Vegan Eggplant Parmesan

I love eggplant parmesan. It's crispy and delicioius. I love making this meal on Sundays becaue it takes a little longer and it's just a great way to start the week. 


  • 1 small eggplant (graffiti eggplant is the best)
  • 1/4 C gluten free flour
  • 1 C panko bread crumbs
  • 2 TBS nutritional yeast
  • 1 TSB dried oregano
  • 1/4 TSP sea salt
  • 1/2 C unsweetened plain almond milk
  • 1 TSP arrowroot starch
  • olive oil spray


  1. Preheat oven 400 degrees and line baking sheet with parchment paper and olive oil spray.
  2. Slice eggplant into thin slices then sprinkle salt on both sides.
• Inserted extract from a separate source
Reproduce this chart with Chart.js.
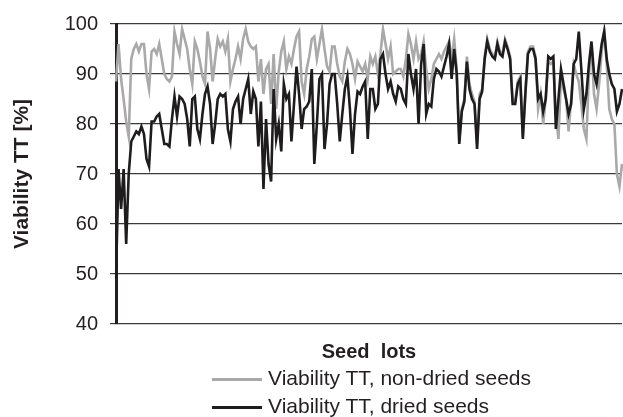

Place slices between paper towels so water is absorbed
  3. In one bowl pour milk and arrowroot starch and whisk.
  4. In a second bowl add gluten free flour.
  5. In a third bowl add bread crumbs, sea salt, oregano and nutritional yeast.
  6. Take once slice of eggplant and dip in almond milk, then gluten free flour, then breadcrumb mix and place on baking sheet.
  7. Once you've dipped all eggplant slices, spray olive oil on top or pour a little olive oil on top and bake for 25-30 minutes.